Not Just an Annual Message
Scripture states that God wants His followers to care for orphans (James 1:27). But that directive doesn’t mean every believer should become a foster or adoptive parent. There are many ways to care, and Timberline Church in Fort Collins, Colorado, is discovering new ones all the time.
“We are wholly surrounding these families, so they are known financially, physically, and spiritually,” says Kari E. Stewart, missions pastor of Timberline’s Welcome Child Orphan Ministry, a wraparound ministry for foster, adoptive, and kinship families. “The whole church has to be prepared to support these families.”
Stewart, who, with her husband, Jeff, has nine children — six of them adopted — helped launch Welcome Child at Timberline 12 years ago. In 2018, the church adopted the CompaCare model of COMPACT Family Services. “It brought a lot more structure to what we were already doing,” says Stewart.
In the second quarter of 2020 — amid COVID-19 social distancing protocols —Welcome Child served 176 children from 70 families through grocery delivery, gift card donations, and delivering arts and craft kits to foster families’ front porches. Those creative efforts supplemented Welcome Child’s standard practices of encouraging families with quarterly ice cream or pizza gift cards; connecting them with respite care, baby sitters, drivers, mentors, and tutors; and assisting financially with family and child counseling and marriage retreats.
“We find felt needs and figure out how to meet them,” says Stewart of the wraparound ministry model.
A tenet of that wraparound care is integration with Timberline’s other ministries to ensure the whole congregation is learning about the needs of foster and adoptive families. Before the pandemic hit, Timberline had an average weekly attendance of 6,800.
“There needs to be intentionality when you invite and serve families with foster children,” says Stewart, 57. “There needs to be awareness in youth ministry and children’s ministry.”
The integrative approach also helps with volunteer recruitment and outreach to families in need. For Zach and Maddie Knowles, both 28, who have been fostering since November 2018, it accomplished both.

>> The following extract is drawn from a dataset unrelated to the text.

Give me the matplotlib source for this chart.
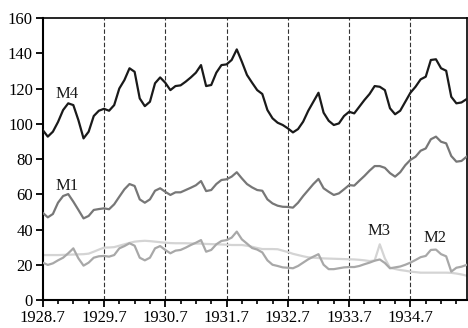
import matplotlib
matplotlib.use("Agg")
import matplotlib.pyplot as plt
import numpy as np
from matplotlib.ticker import MultipleLocator, FixedLocator

plt.rcParams.update({
    "font.family": ["Liberation Serif", "DejaVu Serif"],
    "font.size": 12,
})

# monthly values, July 1928 .. June 1935
m4 = [96.5, 92.7, 95.5, 101, 107.8, 111.6, 110.6, 102, 91.7, 95.5, 104.4, 107.4,
      108.5, 107.4, 110.6, 120, 124.8, 131.5, 129.5, 114.4, 110, 112.5, 123, 126.3,
      123.3, 119.1, 121.4, 121.8, 123.9, 126.3, 129, 133.3, 121.4, 122, 129, 133.3,
      133.7, 136.2, 142.2, 135.2, 127.7, 123.3, 119.1, 116.9, 107.8, 103.1, 100.6, 99.3,
      97.4, 95.1, 97, 101.2, 107.4, 112.5, 117.6, 106.3, 101.7, 99.3, 100.2, 104.4,
      106.8, 105.9, 109.7, 113.5, 116.9, 121.4, 121, 119.1, 108.8, 105.4, 107.4, 112.5,
      117.6, 121, 125.2, 126.7, 136.2, 136.6, 131.5, 130.1, 115.3, 111.6, 112.1, 114]
m1 = [49.5, 46.9, 48.8, 55.2, 59, 60.1, 55.8, 51.1, 46.3, 47.7, 51.1, 51.6,
      52, 51.5, 54.3, 58.6, 62.8, 65.8, 64.7, 57.1, 55.2, 57.1, 62, 63.4,
      61.4, 59.6, 61.1, 61.1, 62.4, 63.7, 65.1, 67.5, 61.8, 62.4, 65.8, 68.1,
      68.5, 70, 72.5, 69, 65.8, 63.9, 62.4, 62, 57.1, 54.8, 53.5, 52.9,
      52.8, 52.4, 55.2, 59, 62.4, 65.8, 68.7, 63.4, 61.4, 59.6, 60.5, 62.8,
      65.2, 64.9, 67.7, 70.4, 73.4, 76, 76, 75, 72, 70, 72.5, 76.5,
      79.5, 81.3, 84.7, 86, 91.2, 92.7, 89.8, 88.9, 81.7, 78.5, 78.9, 81.3]
m2 = [21.2, 19.9, 20.8, 22.5, 24, 26.5, 29.3, 23.6, 19.5, 21.2, 24, 24.8,
      25, 24.6, 25.5, 29.3, 30.6, 32.2, 30.8, 24, 22.5, 24, 29.3, 30.6,
      28.4, 26.5, 28, 28.4, 29.7, 31.2, 32.5, 34, 27.4, 28.4, 31.6, 33.5,
      34, 35.4, 38.8, 34.4, 32, 29.5, 28.6, 27, 22.5, 20, 19.3, 18.5,
      18.3, 18, 19.3, 21.2, 23.1, 24.6, 26, 20, 17.5, 17.5, 18, 18.5,
      18.7, 18.7, 19.3, 20.3, 21.2, 22.3, 23, 21, 18, 18.5, 19, 20,
      21.2, 22.7, 24.3, 25, 28.4, 28.6, 26, 24.8, 16.1, 18.3, 18.9, 19.9]
m3 = [25.5, 25.5, 25.5, 25.5, 25.6, 25.7, 25.8, 25.9, 26, 26.3, 27.4, 28.6,
      29.7, 29.8, 30, 30.8, 31.6, 32.4, 33.1, 33.4, 33.6, 33.4, 33.1, 32.8,
      32.5, 32.3, 32.2, 32.2, 32.2, 32.1, 32, 32, 31.8, 31.7, 31.6, 31.5,
      31.4, 31.2, 31.2, 31.2, 30.8, 30.2, 29.5, 28.9, 28.9, 28.9, 28.8, 28,
      27.2, 26.2, 25.5, 24.8, 24.2, 24, 23.8, 23.6, 23.5, 23.4, 23.3, 23.2,
      23.1, 23, 22.8, 22.5, 22.1, 22.4, 31.6, 23.6, 18.3, 17.6, 17, 16.6,
      16.1, 15.8, 15.5, 15.5, 15.5, 15.5, 15.5, 15.5, 15.4, 15, 14.5, 13.8]
year_labels = ["1928.7", "1929.7", "1930.7", "1931.7", "1932.7", "1933.7", "1934.7"]

months = np.arange(len(m4))

fig = plt.figure(figsize=(4.68, 3.28), dpi=100)
ax = fig.add_axes([0.0912, 0.0854, 0.9058, 0.8596])

# year separators
for k in range(1, len(year_labels)):
    ax.axvline(12 * k, color="#333333", linewidth=0.8, linestyle=(0, (4, 2)), zorder=1)

ax.plot(months, m3, color="#d4d4d4", linewidth=1.6, zorder=2)
ax.plot(months, m2, color="#a8a8a8", linewidth=1.6, zorder=3)
ax.plot(months, m1, color="#777777", linewidth=1.6, zorder=4)
ax.plot(months, m4, color="#1a1a1a", linewidth=1.6, zorder=5)

ax.text(4.75, 117, "M4", ha="center", va="center", color="#1a1a1a")
ax.text(4.8, 64.5, "M1", ha="center", va="center", color="#1a1a1a")
ax.text(65.8, 39.3, "M3", ha="center", va="center", color="#1a1a1a")
ax.text(76.8, 35, "M2", ha="center", va="center", color="#1a1a1a")

ax.set_xlim(0, 83)
ax.set_ylim(0, 160)
ax.xaxis.set_major_locator(FixedLocator(np.arange(0, 84, 12)))
ax.set_xticklabels(year_labels)
ax.xaxis.set_minor_locator(MultipleLocator(3))
ax.yaxis.set_major_locator(MultipleLocator(20))

for side in ["left", "bottom"]:
    ax.spines[side].set_linewidth(1.5)
for side in ["top", "right"]:
    ax.spines[side].set_linewidth(1.2)
ax.tick_params(which="major", direction="out", length=5, width=1.3, pad=2)
ax.tick_params(which="minor", direction="out", length=3, width=1.2)

fig.savefig("out.png", dpi=100)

“I was volunteering in the high school ministry when we began fostering and learned about Welcome Child,” says Maddie Knowles. “Now we lead the foster and adoptive family support group.”
“This can’t be something your church talks about once a year,” says Stewart. “People need to have this in front of them all the time.”
To keep the needs of families at the forefront, Welcome Child invites the entire congregation to volunteer for projects throughout the year. Its biggest awareness-builder is filling backpacks with school supplies. Every year, 500 backpacks are distributed to foster and adoptive families, and new volunteers are introduced to Welcome Child.
“It’s a gateway to service and involvement,” says Stewart. “We always offer a low step of engagement, then a next step, and a next step.”
Welcome Child’s mission is about serving the entire community and offering multilevel support for the good of vulnerable children and families. That means the support doesn’t stop when foster children are reunified or permanently placed. For instance, of the six children the Knowleses have fostered over the past 18 months, four have been reunified with family and Welcome Child continues to support those children and their biological families, according to Maddie Knowles.
The mission extends to supporting and partnering with area nonprofits and county agencies, too. Timberline makes its facilities available for meetings and trainings and Welcome Child has sent breakfast, massage therapists, and snow cones to county children and family services offices, all in an effort to make caseworkers and staff know they’re appreciated for the work they’re doing for vulnerable children.
“It’s vital that the church reach out to the local child welfare staff,” says Stewart. “When they’re in meetings, they remember that we can help them meet needs.”